I don’t have to relate it to anything. All I have to do is determine whether submitting to a particular god is consistent with my own moral aesthetic. That’s what everybody does. It can’t be any different. It’s no less “arrogant” to say that God is good than to say God is bad. Those are equally autocratic choices.

No, it’s not. Such things as skin color are irrelevent; genocide matters. Why are you discounting the feelings of their victims ? Does your moral relativism only apply to the perpetrators of genocide, and not the victims ? I’m sure they didn’t agree that murdering them was ok.

As victims of that god, and the ones asked to worship it, of course we are. If something asks me to commit genocide or kill my hypothetical child, I don’t need to know or understand it’s motivations to know it’s evil.

So is rape; that doesn’t make rape moral. And any culture that doesn’t disapprove of genocide is evil, period.

Which is why human history is a nightmare, and I consider the vast majority of historical humans to be monsters.

I doubt that genocide is ever acceptable to it’s victims; your point appears to be that the one position that qualifies as innately evil is being a victim; if you are murdered, you deserve it. I disagree.

The fact that I haven’t started any wars or killed thousands ? Or even tried ? As well, it was Malthus who brought up the Nazis and Communists, not me. And if the public supports genocide, of course I’m going to condemn it.

By that logic we can’t tell if he’s good or bad, and we should ignore his moral pronouncements because we can’t tell if they are lies or truth.

Morality is an aesthetic. It has no objective value. God can no more decide what is “right” for me any more than he can decide what tastes good for me. I hate broccoli. I think it tastes bad. It doesn’t matter if God thinks broccoli is delicious I still don’t like it and I’m not going to eat it.

Even more problematic for your view is that there is no way to KNOW what God thinks is right or wrong, so we are still left to our own autocratic moral choices, regardless. If God won’t TELL you what’s right or wrong, you’re right back where you started, making it up yourself. And like I said above, the choice to submit to God’s morality is IN ITSELF an autocratic moral choice made by naught but your own moral authority.

One more thing – Aren’t people suppposed to have free will? Is it possible to have free will without already knowing right from wrong? Can people be morally accountable for their choices if they don’t know right from wrong?

If (as the Bible says) humans know right from wrong, then I know right from wrong. If I know right from wrong, then I’m right that genocide is wrong and I’m right that the God who orders it is immoral.

If I DON"T know right from wrong (and the Bible is in error), then I can’t be held morally accountable for my choices and I don’t have free will.

Do I know right from wrong or don’t I?
If the answer is yes, am I morally bound to abide by my sense of right and wrong or should I ignore it?

If the answer is that I DON’T know right from wrong, that’s good news for me. That means it’s party time. I have a free pass to do anything I want with no accountability.

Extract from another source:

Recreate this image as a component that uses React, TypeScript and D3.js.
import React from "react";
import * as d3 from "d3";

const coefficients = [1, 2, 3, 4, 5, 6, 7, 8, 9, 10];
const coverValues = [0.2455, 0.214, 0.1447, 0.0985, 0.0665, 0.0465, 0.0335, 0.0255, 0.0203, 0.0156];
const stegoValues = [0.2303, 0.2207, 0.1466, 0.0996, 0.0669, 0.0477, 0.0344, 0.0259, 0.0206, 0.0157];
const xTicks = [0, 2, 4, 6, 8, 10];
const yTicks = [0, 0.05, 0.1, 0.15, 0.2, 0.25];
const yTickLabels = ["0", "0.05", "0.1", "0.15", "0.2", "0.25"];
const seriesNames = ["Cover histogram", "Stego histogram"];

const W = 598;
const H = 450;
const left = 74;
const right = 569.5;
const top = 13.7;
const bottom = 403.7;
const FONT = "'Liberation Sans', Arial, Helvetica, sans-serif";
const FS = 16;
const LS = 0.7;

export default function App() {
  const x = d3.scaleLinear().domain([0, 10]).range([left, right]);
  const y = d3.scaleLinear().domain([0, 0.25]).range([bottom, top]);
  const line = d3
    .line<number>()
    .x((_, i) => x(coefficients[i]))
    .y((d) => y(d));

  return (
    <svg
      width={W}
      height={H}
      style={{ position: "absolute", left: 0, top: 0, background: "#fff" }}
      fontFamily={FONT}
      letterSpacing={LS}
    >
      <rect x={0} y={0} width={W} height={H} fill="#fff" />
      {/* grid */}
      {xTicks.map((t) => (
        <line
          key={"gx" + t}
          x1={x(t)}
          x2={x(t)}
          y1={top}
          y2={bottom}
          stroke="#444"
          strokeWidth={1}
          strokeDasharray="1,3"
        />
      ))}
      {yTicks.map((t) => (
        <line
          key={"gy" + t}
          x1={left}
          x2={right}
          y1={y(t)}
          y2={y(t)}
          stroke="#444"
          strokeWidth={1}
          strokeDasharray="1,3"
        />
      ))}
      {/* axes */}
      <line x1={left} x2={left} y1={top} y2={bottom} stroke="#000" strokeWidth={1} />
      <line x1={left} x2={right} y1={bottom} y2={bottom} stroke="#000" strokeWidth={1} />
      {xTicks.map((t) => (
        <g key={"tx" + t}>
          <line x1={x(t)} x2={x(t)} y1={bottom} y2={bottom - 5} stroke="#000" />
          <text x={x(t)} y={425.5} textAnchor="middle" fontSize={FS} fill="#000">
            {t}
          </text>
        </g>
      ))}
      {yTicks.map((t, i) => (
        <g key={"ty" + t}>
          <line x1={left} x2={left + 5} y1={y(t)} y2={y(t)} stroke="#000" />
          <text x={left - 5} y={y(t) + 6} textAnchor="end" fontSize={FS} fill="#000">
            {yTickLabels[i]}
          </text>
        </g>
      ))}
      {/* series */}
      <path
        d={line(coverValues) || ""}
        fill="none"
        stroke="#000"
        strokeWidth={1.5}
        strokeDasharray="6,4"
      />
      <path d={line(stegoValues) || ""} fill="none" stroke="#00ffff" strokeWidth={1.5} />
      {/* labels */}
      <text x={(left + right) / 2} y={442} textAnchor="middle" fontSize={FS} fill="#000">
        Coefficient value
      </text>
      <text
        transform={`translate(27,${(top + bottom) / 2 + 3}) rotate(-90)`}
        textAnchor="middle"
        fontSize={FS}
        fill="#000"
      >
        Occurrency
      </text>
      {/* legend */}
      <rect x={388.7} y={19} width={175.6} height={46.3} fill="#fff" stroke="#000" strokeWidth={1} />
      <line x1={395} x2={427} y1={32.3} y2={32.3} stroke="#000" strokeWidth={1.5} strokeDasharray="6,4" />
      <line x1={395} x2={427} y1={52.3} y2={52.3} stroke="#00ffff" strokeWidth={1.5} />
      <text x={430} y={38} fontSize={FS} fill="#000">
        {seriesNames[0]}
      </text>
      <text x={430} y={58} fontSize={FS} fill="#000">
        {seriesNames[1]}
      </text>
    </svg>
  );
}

Bull. There is a difference between understanding the moral environment in which people did things and excusing those things. Killing children in that situation is wrong, period. If you were transported back in time, would you cheerfully join in, or would you try to convince the leaders that there was a better way? I trust the latter.
Barbarian is a term without much meaning, but I think it can stand for people who are not morally advanced enough, in relation to us, to do what we would consider the right thing. If Der Trihs had set himself up as the ultimate arbiter of morality you might have a leg to stand on here, but since he agrees that we would likely be barbarians to those 2,000 years from now, he is being consistent. Morality, like knowledge evolves over time. Calling the Greeks wrong in their scientific views is not calling them stupid. BTW, that morality does evolve over time is a great reason to not believe in God. Any god would set down a completely correct moral system from day one, and there would be no need for moral development.

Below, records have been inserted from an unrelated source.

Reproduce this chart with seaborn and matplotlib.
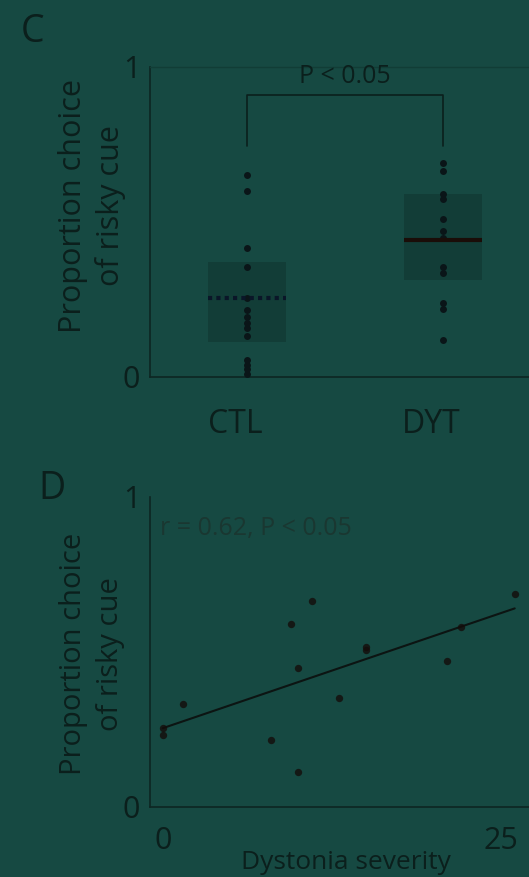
import numpy as np
import pandas as pd
import seaborn as sns
import matplotlib
matplotlib.use("Agg")
import matplotlib.pyplot as plt
from matplotlib.transforms import ScaledTranslation

# ---------------- data ----------------
groups = ["CTL", "DYT"]
ctl_values = [0.652, 0.60, 0.417, 0.356, 0.254, 0.215, 0.195, 0.175, 0.158,
              0.133, 0.055, 0.04, 0.025, 0.01]
dyt_values = [0.69, 0.665, 0.59, 0.575, 0.51, 0.47, 0.45, 0.355, 0.335,
              0.24, 0.218, 0.12]
box_center = [0.254, 0.442]
box_low = [0.114, 0.313]
box_high = [0.37, 0.59]
bracket_low = 0.745
bracket_high = 0.91

severity = [0, 0, 1.5, 8, 9.5, 10, 10, 11, 13, 15, 15, 21, 22, 26]
risky = [0.254, 0.232, 0.331, 0.216, 0.59, 0.447, 0.114, 0.666, 0.353,
         0.517, 0.506, 0.472, 0.582, 0.687]

# ---------------- style ----------------
BG = "#164942"
BOX = "#123d37"
DARK = "#0b1f1c"
SPINE = "#0d2622"

sns.set_theme(style="white")
plt.rcParams["font.family"] = ["Open Sans", "DejaVu Sans"]
plt.rcParams["axes.facecolor"] = BG
plt.rcParams["figure.facecolor"] = BG

W, H = 529, 877
fig = plt.figure(figsize=(W / 100, H / 100), dpi=100)

def px_axes(left, top, right, bottom):
    return fig.add_axes([left / W, 1 - bottom / H, (right - left) / W, (bottom - top) / H])

# ---------------- panel C ----------------
axC = px_axes(150, 67, 600, 377)
df = pd.DataFrame({"group": ["CTL"] * len(ctl_values) + ["DYT"] * len(dyt_values),
                   "value": ctl_values + dyt_values})
sns.stripplot(data=df, x="group", y="value", order=groups, jitter=False,
              color="#0a1518", size=5, linewidth=0, ax=axC, zorder=3)
axC.bar(range(len(groups)), np.array(box_high) - np.array(box_low), bottom=box_low,
        width=0.4, color=BOX, zorder=1, linewidth=0)
axC.hlines(box_center[0], -0.2, 0.2, colors="#0a1628", linestyles=(0, (1, 1)), lw=3, zorder=4)
axC.hlines(box_center[1], 0.8, 1.2, colors="#1a0d08", lw=3, zorder=4)
axC.plot([0, 0, 1, 1], [bracket_low, bracket_high, bracket_high, bracket_low],
         color=DARK, lw=1.2)
axC.text(0.5, 0.97, "P < 0.05", ha="center", va="center", fontsize=18, color=DARK)
axC.set_xlim(-0.495, 1.8)
axC.set_ylim(0, 1)
axC.set_yticks([0, 0.5, 1])
axC.set_yticklabels(["0", "", "1"])
axC.set_xlabel("")
axC.set_ylabel("")
axC.tick_params(axis="y", direction="in", length=3, width=0.8, color=SPINE,
                labelsize=22, labelcolor=DARK, pad=7)
axC.tick_params(axis="x", direction="in", length=3, width=0.8, color=SPINE,
                labelsize=23, labelcolor=DARK, pad=22)
for lab in axC.get_xticklabels():
    lab.set_transform(lab.get_transform() + ScaledTranslation(-0.12, 0, fig.dpi_scale_trans))
for s in ["left", "bottom"]:
    axC.spines[s].set_color(SPINE)
    axC.spines[s].set_linewidth(1.2)
axC.spines["top"].set_color("#113d36")
axC.spines["top"].set_linewidth(1.0)
axC.spines["right"].set_visible(False)

fig.text(92 / W, 1 - 206 / H, "Proportion choice\nof risky cue", rotation=90,
         ha="center", va="center", fontsize=22, color=DARK, linespacing=1.3)
fig.text(33 / W, 1 - 32 / H, "C", ha="center", va="center", fontsize=27, color=DARK)

# ---------------- panel D ----------------
axD = px_axes(150, 497, 600, 807)
dfD = pd.DataFrame({"severity": severity, "risky": risky})
sns.regplot(data=dfD, x="severity", y="risky", ci=None, ax=axD,
            scatter_kws={"s": 28, "color": "#140c0a", "linewidths": 0, "zorder": 3},
            line_kws={"color": "#0c1412", "lw": 1.5, "zorder": 2})
axD.set_xlim(-0.94, 32.3)
axD.set_ylim(0, 1)
axD.set_yticks([0, 0.5, 1])
axD.set_yticklabels(["0", "", "1"])
axD.set_xticks([0, 5, 10, 15, 20, 25, 30])
axD.set_xticklabels(["0", "", "", "", "", "25", ""])
axD.set_xlabel("")
axD.set_ylabel("")
axD.tick_params(axis="y", direction="in", length=3, width=0.8, color=SPINE,
                labelsize=22, labelcolor=DARK, pad=7)
axD.tick_params(axis="x", direction="in", length=3, width=0.8, color=SPINE,
                labelsize=22, labelcolor=DARK, pad=14)
for s in ["left", "bottom"]:
    axD.spines[s].set_color(SPINE)
    axD.spines[s].set_linewidth(1.2)
axD.spines["top"].set_visible(False)
axD.spines["right"].set_visible(False)
axD.text(10 / 450, 0.9, "r = 0.62, P < 0.05", transform=axD.transAxes,
         ha="left", va="center", fontsize=18, color="#1a3731")

fig.text(92 / W, 1 - 654 / H, "Proportion choice\nof risky cue", rotation=90,
         ha="center", va="center", fontsize=21, color=DARK, linespacing=1.35)
fig.text(52 / W, 1 - 489 / H, "D", ha="center", va="center", fontsize=27, color=DARK)
fig.text(346 / W, 1 - 869 / H, "Dystonia severity", ha="center", va="baseline",
         fontsize=19, color=DARK)

fig.savefig("out.png", dpi=100, facecolor=BG)
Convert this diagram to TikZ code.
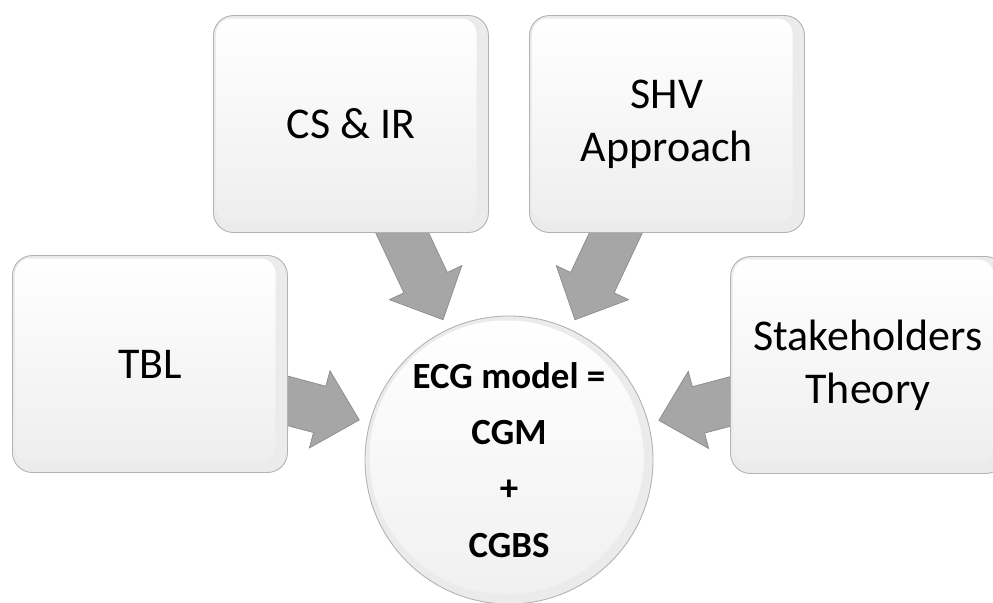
\documentclass[tikz,border=0pt]{standalone}
\usepackage{fontspec}
\setmainfont{Carlito}
\usetikzlibrary{calc,backgrounds}

\tikzset{
  topic/.style={rounded corners=0.4cm, draw=black!30, line width=0.5pt, fill=black!8,
    minimum width=5.5cm, minimum height=4.34cm, align=center,
    font=\fontsize{25}{30}\selectfont,
    path picture={
      \shade[rounded corners=0.3cm, top color=white, middle color=white, bottom color=black!7]
        ($(path picture bounding box.north west)+(0.6mm,-0.6mm)$) rectangle
        ($(path picture bounding box.south east)+(-2.4mm,2mm)$);}},
  core/.style={circle, draw=black!30, line width=0.5pt, fill=black!8,
    minimum size=5.76cm, inner sep=0pt, align=center,
    font=\fontsize{21}{32}\selectfont\bfseries,
    path picture={
      \shade[top color=white, middle color=white, bottom color=black!6]
        ($(path picture bounding box.center)+(-0.5mm,0.5mm)$) circle (2.74cm);}},
  flow/.style={fill=black!35, draw=black!45, line width=0.4pt, line join=miter}
}

% block arrow from the centre of a box towards the circle
\newcommand\inflow[1]{%
  \filldraw[flow] let \p1=($(#1)-(ecg)$), \n1={atan2(\y1,\x1)} in
    ($(ecg)+(\n1:3.1cm)$)
    -- ($(ecg)+(\n1:3.92cm)+(\n1+90:0.8cm)$)
    -- ($(ecg)+(\n1:3.92cm)+(\n1+90:0.48cm)$)
    -- ($(#1)+(\n1+90:0.48cm)$)
    -- ($(#1)+(\n1-90:0.48cm)$)
    -- ($(ecg)+(\n1:3.92cm)+(\n1-90:0.48cm)$)
    -- ($(ecg)+(\n1:3.92cm)+(\n1-90:0.8cm)$)
    -- cycle;}

\begin{document}
\begin{tikzpicture}[x=0.2mm,y=-0.2mm]
\useasboundingbox (0,0) rectangle (993,602);
\node[core] (ecg) at (509,460) {ECG model =\\CGM\\+\\CGBS};
\node[topic] (tbl) at (150,364) {TBL};
\node[topic] (csir) at (351,124) {CS \& IR};
\node[topic] (shv) at (667,124) {SHV\\Approach};
\node[topic] (stake) at (868,365) {Stakeholders\\Theory};
\begin{scope}[on background layer]
\inflow{tbl}
\inflow{csir}
\inflow{shv}
\inflow{stake}
\end{scope}
\end{tikzpicture}
\end{document}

The difference is that we are sentient. For those who believe, that god gave us a sense of right and wrong means that we can use it to judge god as well as each other. “Don’t ask questions, Big Brother knows better” is not a way to be a moral person.

Genocide means the deliberate destruction of a racial or ethnic group. It clearly does not imply complete destruction, otherwise genocide would not apply to many of the cases where it clearly does. Unless you want to claim that the Holocaust and Rwanda were not instances of genocide, you might want to rethink your definition.

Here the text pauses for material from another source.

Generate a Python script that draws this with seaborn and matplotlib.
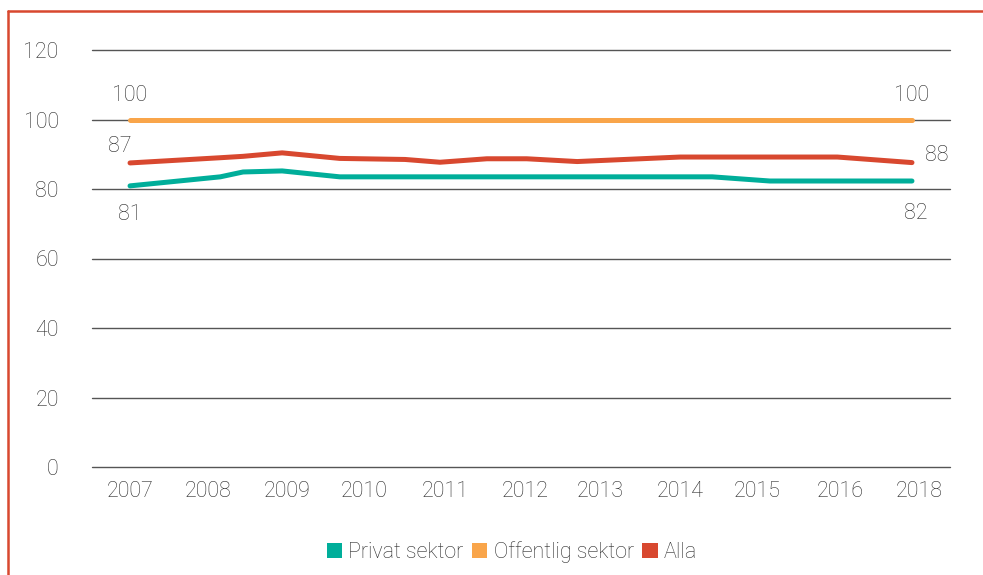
import pandas as pd
import seaborn as sns
import matplotlib.pyplot as plt
from matplotlib.lines import Line2D
from matplotlib.patches import Patch

# time positions (decimal years) of the data points
period = [2007.00, 2008.27, 2008.59, 2009.14, 2009.95, 2010.87, 2011.36, 2012.02,
          2012.58, 2013.29, 2014.74, 2015.19, 2016.00, 2016.95, 2018.00]
privat = [80.9, 83.5, 84.9, 85.2, 83.5, 83.5, 83.5, 83.5,
          83.5, 83.5, 83.5, 83.5, 82.3, 82.3, 82.3]
offentlig = [100] * len(period)
alla = [87.5, 89.0, 89.4, 90.4, 88.8, 88.5, 87.7, 88.7,
        88.7, 87.9, 89.2, 89.2, 89.2, 89.2, 87.6]

tick_pos = [2007.0, 2008.1, 2009.21, 2010.29, 2011.43, 2012.56, 2013.61,
            2014.74, 2015.83, 2016.99, 2018.1]
tick_labels = ["2007", "2008", "2009", "2010", "2011", "2012", "2013",
               "2014", "2015", "2016", "2018"]

series = ["Privat sektor", "Offentlig sektor", "Alla"]
colors = ["#00AE9A", "#F9A54A", "#D8482F"]

df = pd.DataFrame({
    "period": period * 3,
    "value": privat + offentlig + alla,
    "serie": [series[0]] * len(period) + [series[1]] * len(period) + [series[2]] * len(period),
})

sns.set_style("white")
plt.rcParams['font.family'] = ['Roboto', 'DejaVu Sans']
plt.rcParams['font.weight'] = 'light'
txt = "#2b2b2b"
fs = 15.5

fig = plt.figure(figsize=(9.83, 5.75), dpi=100)
ax = fig.add_axes([92 / 983, 1 - 467 / 575, (950 - 92) / 983, (467 - 50) / 575])

sns.lineplot(data=df, x="period", y="value", hue="serie", palette=dict(zip(series, colors)),
             linewidth=3.6, legend=False, ax=ax)

ax.set_ylim(0, 120)
ax.set_xlim(2006.465, 2018.535)
ax.set_yticks(range(0, 121, 20))
ax.yaxis.grid(True, color="#555555", linewidth=1)
for gl in ax.get_ygridlines():
    gl.set_clip_on(False)
ax.set_axisbelow(True)
ax.set_xticks(tick_pos)
ax.set_xticklabels(tick_labels)
ax.tick_params(axis="both", length=0, labelsize=fs, labelcolor=txt)
ax.tick_params(axis="y", pad=24)
ax.tick_params(axis="x", pad=10)
ax.set_xlabel("")
ax.set_ylabel("")
for s in ax.spines.values():
    s.set_visible(False)

# value labels at both ends
ax.text(period[0], 104, "100", ha="center", va="bottom", fontsize=fs, color=txt)
ax.text(period[-1], 104, "100", ha="center", va="bottom", fontsize=fs, color=txt)
ax.text(period[0] - 0.15, 89.2, "87", ha="center", va="bottom", fontsize=fs, color=txt)
ax.text(period[0], 75.7, "81", ha="center", va="top", fontsize=fs, color=txt)
ax.text(period[-1] + 0.35, 92.6, "88", ha="center", va="top", fontsize=fs, color=txt)
ax.text(period[-1] + 0.05, 76, "82", ha="center", va="top", fontsize=fs, color=txt)

handles = [Patch(facecolor=c, edgecolor="none", label=s) for s, c in zip(series, colors)]
fig.legend(handles=handles, loc="center", bbox_to_anchor=(512 / 983, 1 - 552 / 575), ncol=3,
           frameon=False, fontsize=fs, handlelength=0.7, handleheight=0.7,
           handletextpad=0.3, columnspacing=0.4, labelcolor=txt)

# red frame lines on left and top
fig.add_artist(Line2D([8 / 983, 8 / 983], [0, 1 - 11 / 575], color="#D8482F", linewidth=1.8))
fig.add_artist(Line2D([8 / 983, 1], [1 - 11 / 575, 1 - 11 / 575], color="#D8482F", linewidth=1.8))

fig.savefig("out.png", dpi=100)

But most people would disagree with you that morality is an aesthetic without objective value. To make the opposing argument to yours, an action is either right or wrong, regardless of your opinion on it. So it’s not a matter of God deciding what’s right for you…it’s a matter of God deciding what’s right, period, and then you either submitting to the will of God or not.

As far as the argument that “they were too primitive to know better, so we shouldn’t blame them” goes, I’ll say that they should have known better. I’m not asking their opinions on stem cell research; they were quite bright enough to realize that they were killing fellow humans, no better and no worse than them; they simply didn’t want to admit it. After all, that’s why they dragged God into it; if they didn’t think their behavior needed to be excused, they wouldn’t have bothered. If they killed some individual who attacked them, they wouldn’t have said “God told me to kill him”, since there’s no need for an excuse.

That’s why I say the people of the future will justifiably condemn us; we do things we know or should know are wrong.

And if the god of the Incas demands human sacrifice that’s OK too. I don’t see how it can be argued that a particular gods moral strictures are objective when the Inca god was quite different from that of the Israelites God yet the Inca empire was quite successful and lasted a long time until destroyed by the Spanish. I don’t believe that the Spanish prevailed because their God was superior to that of the Inca, but the Spanish had gunpowder and a willingness to use it indiscriminately.